Meistens liegt es daran (für mich zumindest), das Theater oft gewollt inszeniert ist, gewollt intellektuell und abstrakt dargestellt, das ich finde, da ist für Gefühle gar kein Platz. Mir fehlt oft Musik und auch das richtige Licht/ die richtige Kulisse . Wenn da zehn Menschen in grauen Lycraanzügen schreiend über die Bühne rennen und sich mit gelber Farbe beschütten und dabei „f++++“ schreien, dann symbolisiert das für mich keine Neidgefühle oder die Sexualisierung unserer Gesellschaft, sondern es sind einfach nur zehn Menschen in Lycraanzügen.
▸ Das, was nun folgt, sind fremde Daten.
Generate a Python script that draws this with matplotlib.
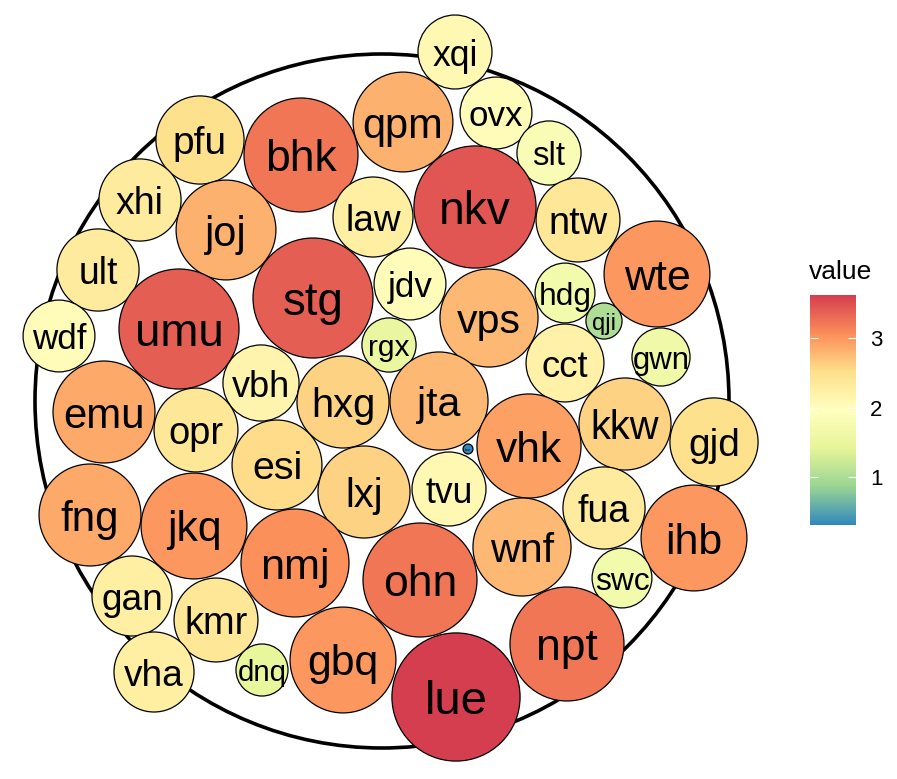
"""Packed bubble chart: 50 labelled circles inside an enclosing ring,
fill and size both driven by `value`, Spectral palette.
"""

import numpy as np
import matplotlib.pyplot as plt
from matplotlib.patches import Circle
from matplotlib.colors import LinearSegmentedColormap, Normalize
from matplotlib.cm import ScalarMappable

plt.rcParams["font.family"] = ["Liberation Sans", "DejaVu Sans"]

# circle centres (layout units, origin = centre of the enclosing ring, y up)
labels = ["xqi", "ovx", "slt", "qpm", "pfu", "bhk", "nkv", "xhi", "joj", "law",
          "ntw", "ult", "stg", "jdv", "wte", "hdg", "qji", "wdf", "umu", "rgx",
          "vps", "cct", "gwn", "vbh", "emu", "hxg", "jta", "opr", "kkw", "gjd",
          "bzo", "vhk", "esi", "lxj", "tvu", "fua", "fng", "jkq", "ihb", "wnf",
          "nmj", "ohn", "swc", "gan", "kmr", "npt", "gbq", "vha", "dnq", "lue"]
x = [73, 114, 167, 21, -182, -81, 93, -242, -156, -9,
     196, -284, -69, 28, 275, 183, 222, -323, -203, 7,
     107, 183, 279, -121, -278, -39, 57, -186, 243, 332,
     86, 147, -105, -18, 67, 222, -292, -188, 312, 140,
     -87, 38, 240, -250, -166, 185, -39, -228, -120, 74]
y = [349, 288, 248, 279, 261, 246, 194, 201, 171, 184,
     181, 131, 103, 117, 127, 108, 80, 65, 72, 56,
     83, 38, 44, 18, -11, -1, 0, -29, -23, -41,
     -48, -45, -64, -91, -88, -107, -114, -125, -137, -146,
     -162, -179, -177, -195, -219, -243, -259, -271, -269, -296]
value = [2.09, 2.03, 1.81, 2.82, 2.49, 3.22, 3.45, 2.32, 2.82, 2.26,
         2.37, 2.32, 3.39, 2.03, 2.99, 1.69, 1.02, 2.03, 3.39, 1.53,
         2.77, 2.20, 1.64, 2.15, 2.88, 2.60, 2.77, 2.37, 2.60, 2.49,
         0.28, 2.94, 2.54, 2.60, 2.09, 2.32, 2.88, 2.99, 2.99, 2.77,
         3.05, 3.22, 1.69, 2.26, 2.37, 3.22, 2.99, 2.26, 1.47, 3.62]

ring_radius = 347
px_per_value = 17.7          # circle radius = value * px_per_value
vmin, vmax = 0.31, 3.62

spectral = ["#3288BD", "#99D594", "#E6F598", "#FFFFBF",
            "#FEE08B", "#FC8D59", "#D53E4F"]
cmap = LinearSegmentedColormap.from_list("spectral_r", spectral)
norm = Normalize(vmin=vmin, vmax=vmax)

fig = plt.figure(figsize=(8.97, 7.79), dpi=100)
ax = fig.add_axes([0, 0, 1, 1])
ax.set_xlim(-382, 515)
ax.set_ylim(-378, 401)
ax.axis("off")

ax.add_patch(Circle((0, 0), ring_radius, fill=False, lw=2.6,
                    edgecolor="black", zorder=1))

for lab, cx, cy, v in zip(labels, x, y, value):
    ax.add_patch(Circle((cx, cy), v * px_per_value,
                        facecolor=cmap(norm(v)), edgecolor="black",
                        lw=0.9, zorder=2))
    t = np.clip((v - vmin) / (vmax - vmin), 0, 1)
    fs = 2.5 + (34 - 2.5) * np.sqrt(t)
    ax.text(cx, cy, lab, ha="center", va="center_baseline",
            fontsize=fs, color="black", zorder=3)

# colour bar
cax = fig.add_axes([810 / 897, 1 - 525 / 779, 46 / 897, 230 / 779])
cb = fig.colorbar(ScalarMappable(norm=norm, cmap=cmap), cax=cax,
                  ticks=[1, 2, 3])
cb.outline.set_visible(False)
cax.tick_params(direction="in", length=5.5, width=0.8, color="white",
                left=True, right=True, labelsize=16, pad=10)
fig.text(809 / 897, 1 - 279 / 779, "value", fontsize=19,
         ha="left", va="baseline")

fig.savefig("out.png", dpi=100)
Nach einer Opernaufführung (ich glaube es war der Gefangenenchor ?? ) musste ich fast heulen, weil die Stimmen und Darstellung so ergreifend war. Kann mich auch an eine Aufführung erinnern, wo der Hauptdarsteller in seinem Elend so ergreifend war, das die Leute wirklich auch ergriffen waren. Da stimmte aber auch das Bühnenbild, die Kostümierung und ganz wichtig, der Darsteller zur Rolle.

Ich kann mich an Theatherstücke erinnern, wo ich emotional sehr berührt war, meistens allerdings in Produktionen, die von Kritikern eher „mainstream“ gewertet wurden- muss aber auch dazu sagen, das viele Kritiken an sich mir schon zu abstrakt und intellektuell gekünstelt sind, das ich die Stücke an sich ganz furchtbar finde. Manchmal habe ich das Gefühl, es ist auch gar nicht gewollt, das diese Stücke ergreifen und berühren, sie sollen möglichst anders und auf gar keinen Fall Mainstream sein, worauf ja viele Filme abzielen, das sie einfach auch nicht genügend Menschen erreichen.

lg

brenna

Hallo,

es gibt Theaterinszenierungen, die kicken den Intellekt. Und es gibt solche, die erreichen tiefste Emotionen. Und natürlich gibt es auch solche, die nichts von allem tun :smile:. Ich habe viele Aufführungen erlebt, bei denen der Schnaub- und Räusperfaktor im Publikum kollektiv enorm anstieg. Ich habe Menschen den Theatersaal verlassen sehen, weil sie so aufgewühlt waren, dass sie es nicht mehr ausgehalten haben. Und ich kenne das Gefühl, im Zuschauerraum zu sitzen und plötzlich zu merken, dass man vergessen hat, zu atmen.

Die Qualität der Schauspieler spielt sicher eine enorme Rolle. Aber auch der Weg, auf dem der Regisseur sie führt - und ganz sicher die persönliche Befindlichkeit des Zuschauers und seine Bereitschaft, sich einzulassen.

Theater ist öffentlicher Raum. Da kontrolliert man sich ohnehin stärker als auf der heimatlichen Couch. Und wenn der Kopf die Kontrolle übernommen hat, haben es die Emotionen schwer.